The Salt Of Deformation (KLEIN Klein 05 / TUBAPEDE) is another great LP featuring the superb Dan Peck and his tuba, this time teamed up with the Belgian player Joachim Badenhorst with his bass clarinet. I’ve had a lot of time for Peck’s basso-profundo resonant growls ever since we heard the classic 2009 LP Acid Soil by the Dan Peck Trio, surpassed narrowly by his “acoustic doom metal” project The Gate. Recently I had to put Nick Hoffmann right on Twitter, when he casually asked “why no tuba improvisers?” (Other acceptable replies he received pointed him towards Robin Hayward.) Peck and Badenhorst met up in 2009 and formed this duo in 2013, sharing common interests in improv and classical music, and composing new works for their chosen instruments – a task which Welsh genius Rhodri Davies has had to take on also, finding very little in the way of modern avant-garde music scored for the harp.

Given the nature of said instruments in this instance, The Salt Of Deformation naturally exhibits a whole bundle of long deep tones which produce much vibrant rattling and resonating. Their sound fills up the room in 0-60 seconds (your mileage may vary), and the substance it fills it up with is not unlike a form of solid tapioca you could swim inside. But this fanciful image may overlook the precision with which Peck and Badenhorst deliver each measured puff, an attention to craft which gives every note a very specific weight and gravity. Each note hits the target, they land right in the pocket, but instead of firing arrows from a crossbow these two fellows are hurling lead spheres in slow motion, like shot putters who have turned that idiotic sport into a cross between performance art and ballet.

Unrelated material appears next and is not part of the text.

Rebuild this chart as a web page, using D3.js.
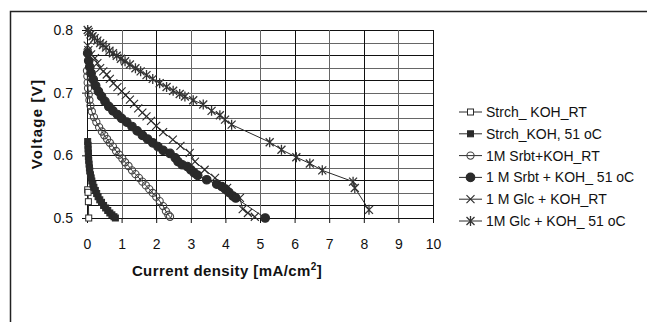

So much for the quality of the respective tones. The music itself is deliciously gloomy without being fusty, suggesting the creaks of age on an old-time sailing ship or well-seasoned beams in an old wooden house while friendly spooks tramp about upstairs. Many cuts feel like ancient rituals of some sort, primitive prayers that are little more than despairing groans to an unheeding deity which our ancestors may once have uttered. Indeed ‘Broken Stop’ is described by the press notes as following a “quasi-medieval chant form”, an analogy which makes sense to me. The sound of monks at prayer rendered as woodwind and brass; all we need to complete this conceit is for these two to record a set of Phurpa cover versions, or vice versa. However, in pursuing that line of speculation, we may simply be taking a cue from the cover art; that vague shape to the right of the tree trunk might be a sinister cowled figure escaped from a monastery of the bizarre.

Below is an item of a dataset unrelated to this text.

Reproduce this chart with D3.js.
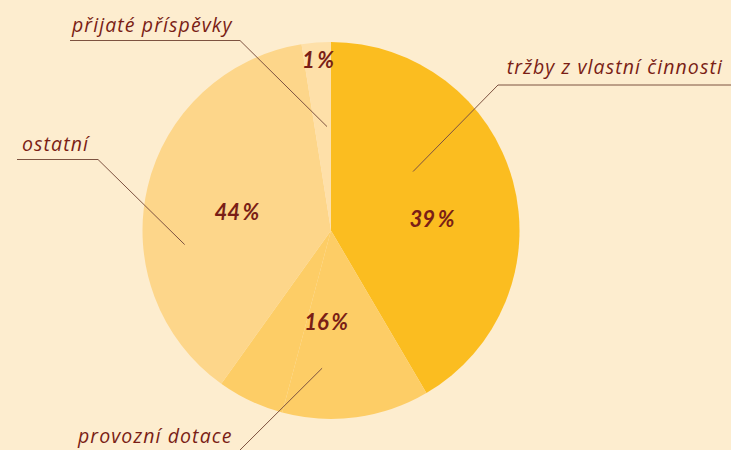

Click on to ‘Aders’ if you want to hear an actual human voice alongside these sonorous puffs. On it, Badenhorst is reciting a poem in Flemish, getting back to his origins as a Flam or Floon. This is eight minutes of slowly measured cryptical hell doled out by the teaspoon; Joy Division-styled lyrics set to a deconstructed Morton Feldman composition, and sung in a deathly-pale recit by an unplugged Xasthur. Plus it has Evan Parker-like circular trills adorning the surface in places, but this evil birdsong effect does nothing to lighten the grim mood. ‘Aders’ is but one stand-out on this strong LP of black sludgy drone. Recommended! Many thanks to Dan for sending this…from 18 March 2016.